Loud. Proud. Taiwanese with a Twist: Mei Mei

Executive Chef Jay Ho’s brand new lounge and restaurant Mei Mei opens in Old City.

When Jay Ho calls himself ‘loud,’ and states that his personal vibe is ‘hot,’ it’s not only a good thing, it’s a tasty thing. “How I dress, who I am, what my personal style is – it’s loud,” he says with a laugh. “I’m just different. But below that surface, I’m quiet and traditional.”

Take all that, and roll it into a ball of Taiwanese cuisine and saturated colors, and you get Mei Mei, Executive Chef Jay Ho’s brand new lounge and restaurant in Old City. “Mei Mei is me, all of me, quite literally.”

That’s a lot to take in when you consider that Mei Mei’s lighting tones are deep purple and panther pink shot through with blood reds all hue-highlighted by theatrical velvety wall panels, generous smatterings of cherry blossoms, and a wall of lucky cats. It’s a good thing that there’s a cocktail program of strong drinks in Mei Mei’s late night downstairs lounge, or you would think that you entered tipsy. Ho said that he and architect James Morrissey of Manayunk hung, got to know each other and their favorite haunt in Out Beach and New York City, and forged all of Ho’s “social elements” into Mei Mei’s design elements.

“Actually that’s something we’re looking to combat,” said Ho, talking about the good and the drunken bad of opening a lounge restaurant in Old City. At 42 years of age, Ho is old enough to remember the lounge renaissance of Old City. “I partied in this neighborhood back in the day and I definitely had my favorite haunts on the lounge scene back then… Cuba Libre, 32 Degrees and hanging out with (Philadelphia Eagles) Terrell Owens.” But, Ho also recalled how the good times of the 90s went to seed by the early 2000s with too many drunks and lots of messy late nights.

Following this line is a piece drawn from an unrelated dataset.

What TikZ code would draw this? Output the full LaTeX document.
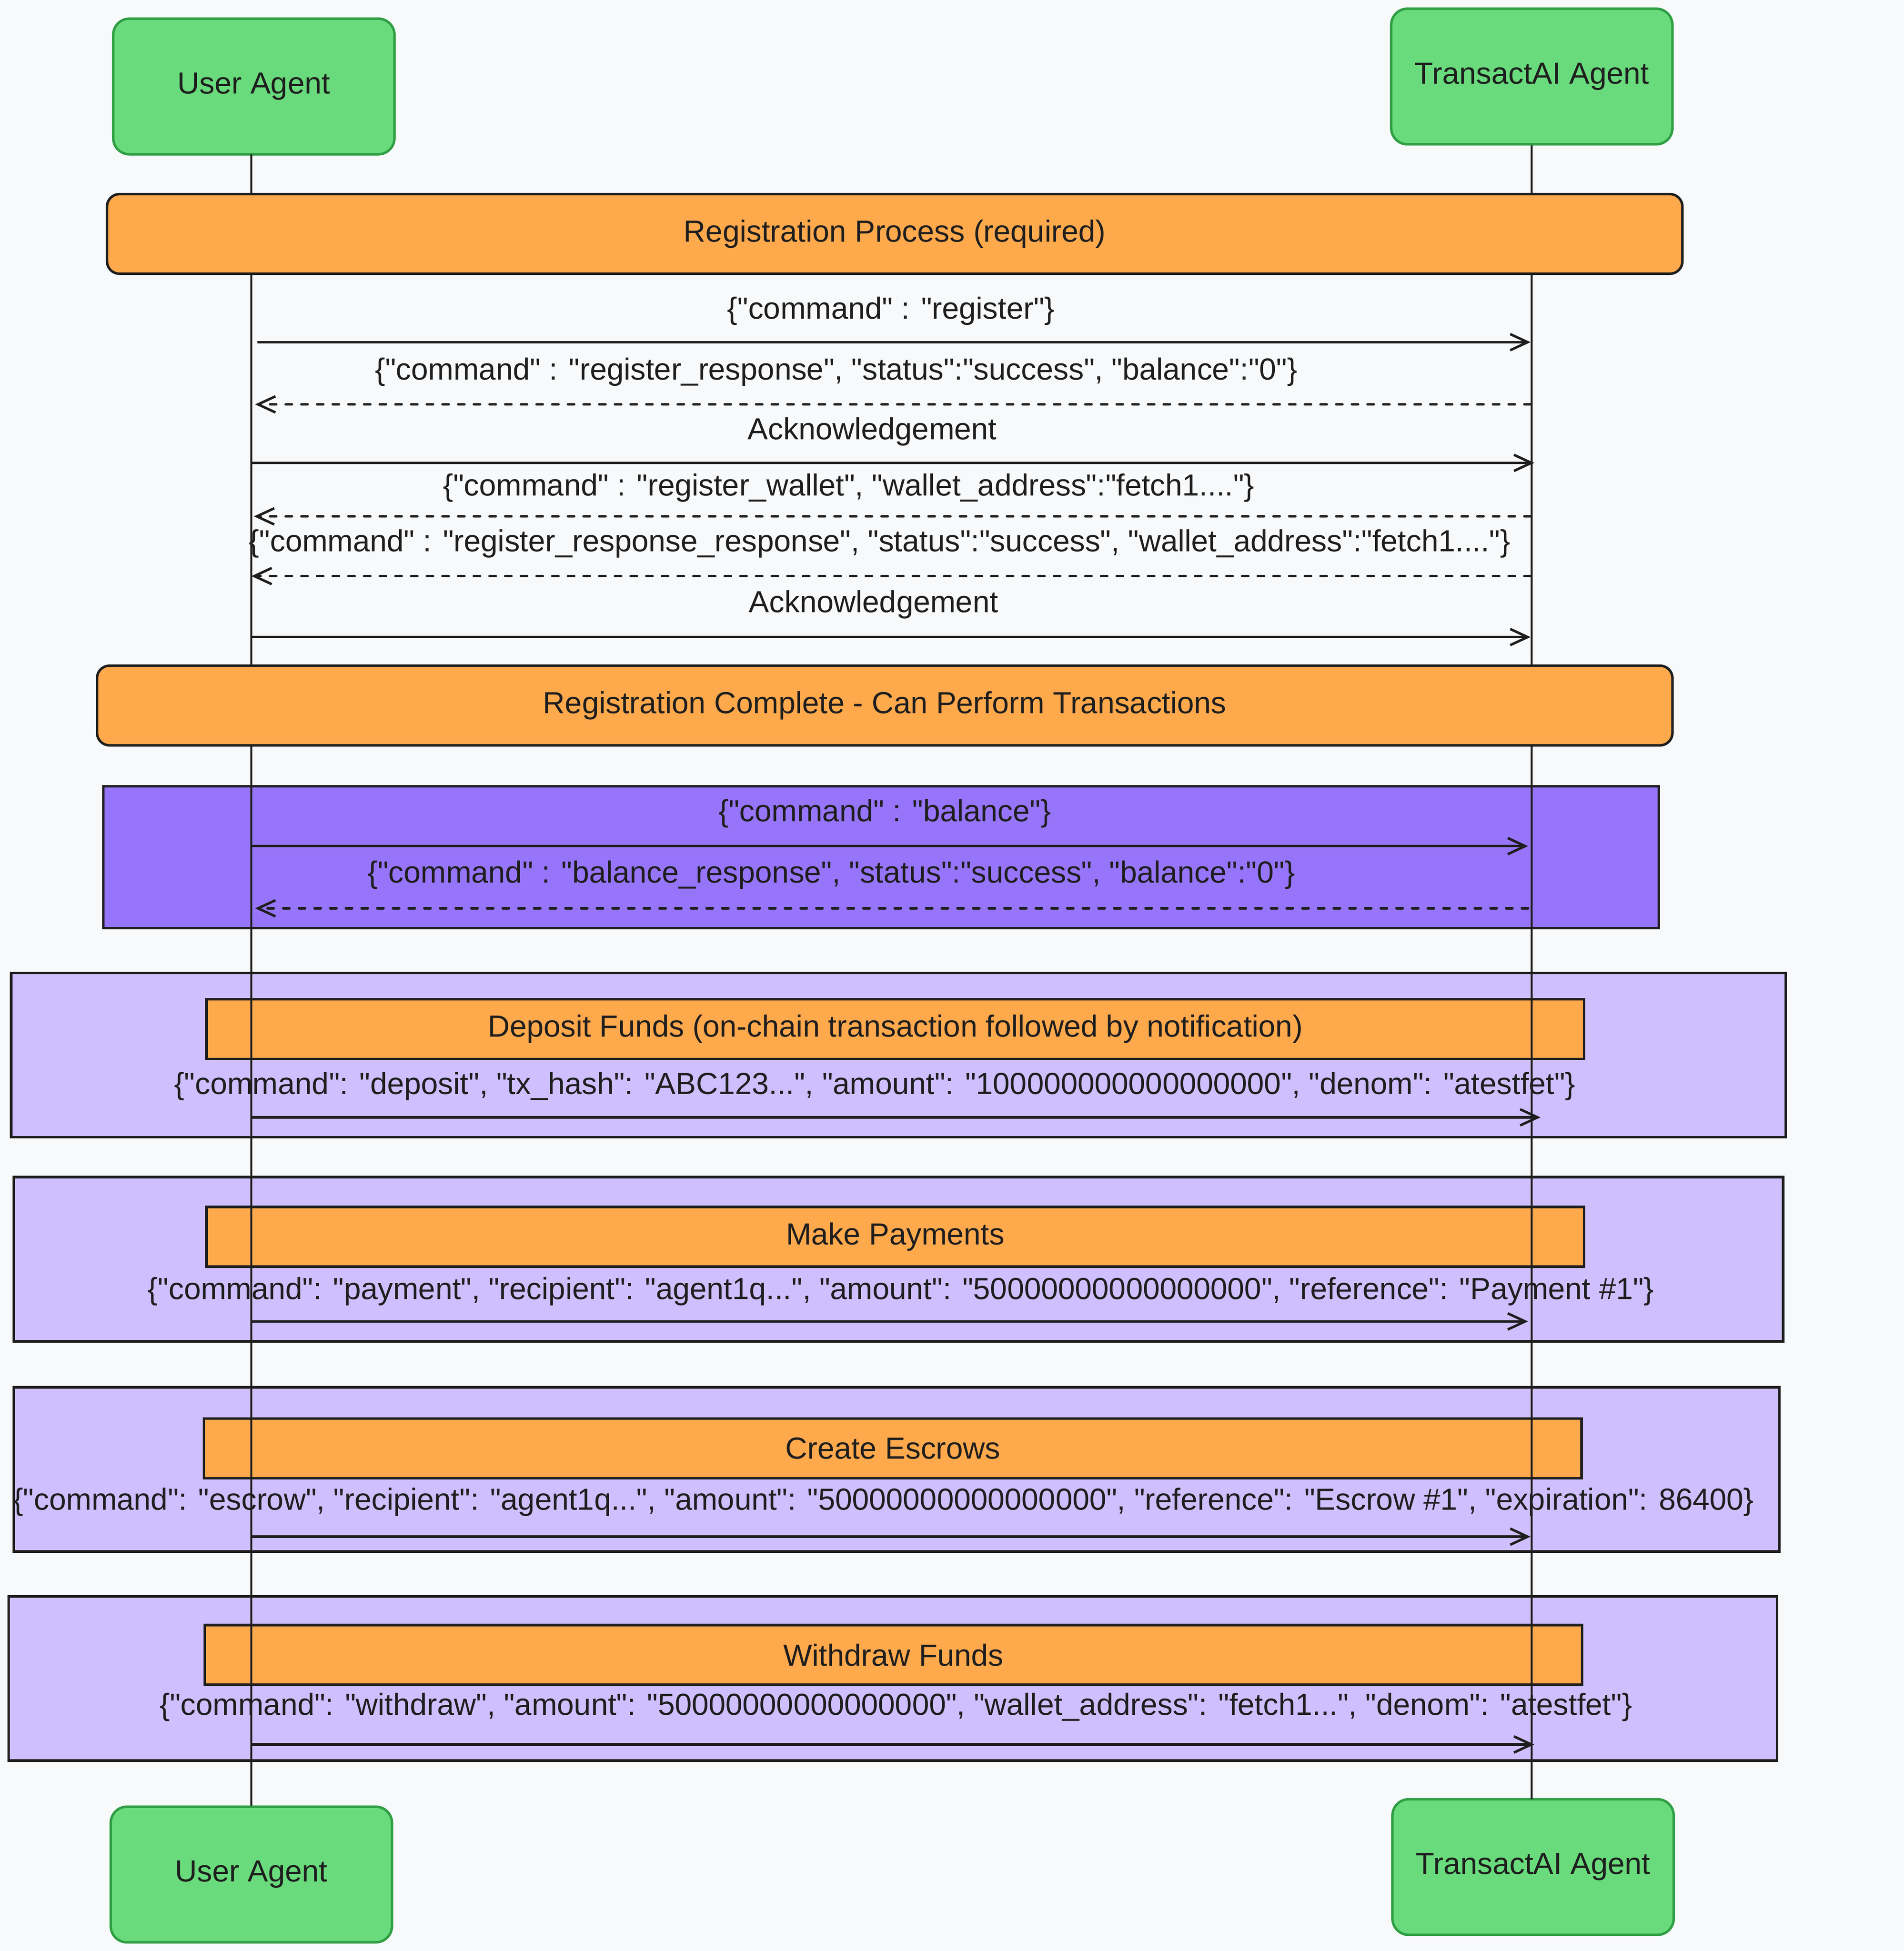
\documentclass[tikz,border=0pt]{standalone}
\usepackage{fontspec}
\setmainfont{Liberation Sans}[Ligatures=TeXOff]
\usepackage{tikz}
\usepackage{xcolor}
\usetikzlibrary{arrows.meta}
\definecolor{page-bg}{HTML}{F8F9FA}
\definecolor{ink}{HTML}{1E1E1E}
\definecolor{actor-fill}{HTML}{69DB7C}
\definecolor{actor-line}{HTML}{2F9E44}
\definecolor{note-fill}{HTML}{FFA94D}
\definecolor{balance-fill}{HTML}{9775FA}
\definecolor{loop-fill}{HTML}{D0BFFF}
\tikzset{
    diagram-font/.style = {font=\fontsize{24.5}{28}\selectfont},
    actor-box/.style = {draw=actor-line, fill=actor-fill, line width=2pt, rectangle, rounded corners=13pt, minimum width=226pt, minimum height=109pt, text=ink, diagram-font},
    note-box/.style = {draw=ink, fill=note-fill, line width=2pt, rectangle, rounded corners=10pt, minimum height=64pt, text=ink, diagram-font},
    step-note/.style = {draw=ink, fill=note-fill, line width=2pt, rectangle, minimum width=1107pt, minimum height=48pt, text=ink, diagram-font},
    loop-box/.style = {draw=ink, fill=loop-fill, line width=2pt, rectangle, minimum height=132pt},
    lifeline/.style = {draw=ink, line width=1.6pt},
    msg-label/.style = {inner sep=0pt, text=ink, diagram-font},
    msg-call/.style = {draw=ink, line width=2pt, -{Straight Barb[length=14pt, width=13pt, line width=2pt]}},
    msg-reply/.style = {msg-call, dash pattern=on 5pt off 7.6pt, line cap=round},
}
\begin{document}
\begin{tikzpicture}[x=1pt, y=-1pt]
\useasboundingbox (0,0) rectangle (1530,1568);
\fill[page-bg] (0,0) rectangle (1530,1568);

% participants
\node[actor-box] (user-top) at (204,69.5) {User Agent};
\node[actor-box] (transact-top) at (1231,61.5) {TransactAI Agent};
\node[actor-box] (user-bot) at (202,1506.5) {User Agent};
\node[actor-box] (transact-bot) at (1232,1500.5) {TransactAI Agent};

% blocks
\node[draw=ink, fill=balance-fill, line width=2pt, rectangle, minimum width=1250pt, minimum height=114pt] (balance-box) at (708,689) {};
\node[loop-box, minimum width=1426pt] (deposit-box) at (722,848) {};
\node[step-note] (deposit-note) at (719.5,827) {Deposit Funds (on-chain transaction followed by notification)};
\node[loop-box, minimum width=1422pt] (payment-box) at (722,1012) {};
\node[step-note] (payment-note) at (719.5,994) {Make Payments};
\node[loop-box, minimum width=1419pt] (escrow-box) at (720.5,1181) {};
\node[step-note] (escrow-note) at (717.5,1164) {Create Escrows};
\node[loop-box, minimum width=1421pt] (withdraw-box) at (717.5,1349) {};
\node[step-note] (withdraw-note) at (718,1330) {Withdraw Funds};

% lifelines
\draw[lifeline] (202,124) -- (user-bot.north -| 202,0);
\draw[lifeline] (transact-top.south) -- (1231,1446);

% notes
\node[note-box, minimum width=1266pt] (reg-note) at (719,188) {Registration Process (required)};
\node[note-box, minimum width=1266pt] (done-note) at (711,567) {Registration Complete - Can Perform Transactions};

% messages
\coordinate (u1) at (207,275);   \coordinate (t1) at (1230,275);
\coordinate (u2) at (205,325);   \coordinate (t2) at (1230,325);
\coordinate (u3) at (202,372);   \coordinate (t3) at (1233,372);
\coordinate (u4) at (204,415);   \coordinate (t4) at (1230,415);
\coordinate (u5) at (202,463);   \coordinate (t5) at (1230,463);
\coordinate (u6) at (202,512);   \coordinate (t6) at (1230,512);
\coordinate (u7) at (202,680);   \coordinate (t7) at (1228,680);
\coordinate (u8) at (205,730);   \coordinate (t8) at (1228,730);
\coordinate (u9) at (202,898);   \coordinate (t9) at (1238,898);
\coordinate (u10) at (202,1062); \coordinate (t10) at (1228,1062);
\coordinate (u11) at (202,1235); \coordinate (t11) at (1230,1235);
\coordinate (u12) at (202,1402); \coordinate (t12) at (1233,1402);

\node[msg-label] (m1) at (716,250) {\{"command" : "register"\}};
\draw[msg-call] (u1) -- (t1);
\node[msg-label] (m2) at (672,299) {\{"command" : "register\_response", "status":"success", "balance":"0"\}};
\draw[msg-reply] (t2) -- (u2);
\node[msg-label] (m3) at (701,347) {Acknowledgement};
\draw[msg-call] (u3) -- (t3);
\node[msg-label] (m4) at (682,392) {\{"command" : "register\_wallet", "wallet\_address":"fetch1...."\}};
\draw[msg-reply] (t4) -- (u4);
\node[msg-label] (m5) at (707,437) {\{"command" : "register\_response\_response", "status":"success", "wallet\_address":"fetch1...."\}};
\draw[msg-reply] (t5) -- (u5);
\node[msg-label] (m6) at (702,486) {Acknowledgement};
\draw[msg-call] (u6) -- (t6);

\node[msg-label] (m7) at (711,654) {\{"command" : "balance"\}};
\draw[msg-call] (u7) -- (t7);
\node[msg-label] (m8) at (668,703) {\{"command" : "balance\_response", "status":"success", "balance":"0"\}};
\draw[msg-reply] (t8) -- (u8);

\node[msg-label] (m9) at (703,873) {\{"command": "deposit", "tx\_hash": "ABC123...", "amount": "100000000000000000", "denom": "atestfet"\}};
\draw[msg-call] (u9) -- (t9);
\node[msg-label] (m10) at (724,1038) {\{"command": "payment", "recipient": "agent1q...", "amount": "50000000000000000", "reference": "Payment \#1"\}};
\draw[msg-call] (u10) -- (t10);
\node[msg-label] (m11) at (710,1207) {\{"command": "escrow", "recipient": "agent1q...", "amount": "50000000000000000", "reference": "Escrow \#1", "expiration": 86400\}};
\draw[msg-call] (u11) -- (t11);
\node[msg-label] (m12) at (720,1372) {\{"command": "withdraw", "amount": "50000000000000000", "wallet\_address": "fetch1...", "denom": "atestfet"\}};
\draw[msg-call] (u12) -- (t12);
\end{tikzpicture}
\end{document}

Ho waited for Old City to outrun its inevitable backlash, and get clean and cool again before creating his own homey, personal version of a lounge with a fine dining program in the OC.

“Let’s Continue to Make Old City Great Again,” could be Ho’s hat.

“Once you get to know me, you know that I like to break the mold,” he said of opening Mei Mei in the unexpected area of Old City as opposed to, say, the Rittenhouse area. Ho looks at his menu – traditional Taiwanese with a modernist twist – too, as a taste and feel that bucks the system.

He points at his fried rice dishes, certainly a mark of Taiwanese tradition, as showing off his kinks. There’s Mei Mei Fried Rice with Taiwanese sausage, onions, Jasmine rice, shallots, fried egg and scallions. “It’s not yellow, that’s a recent thing in the 70s, when it comes to the Jasmine. We’re going back to the tradition – the feel of home, comfort, family and flavor. But, the twists in all of Mei Mei’s dishes are that it is lighter for the sake of health and waistlines, but with just as much flavor as any opulent mom-cooked meal.

“All cultures’ traditions are about what you eat at home – the memories, smells and tastes they conjure,” said Ho. “We’re going to make some new fresh memories at Mei Mei.”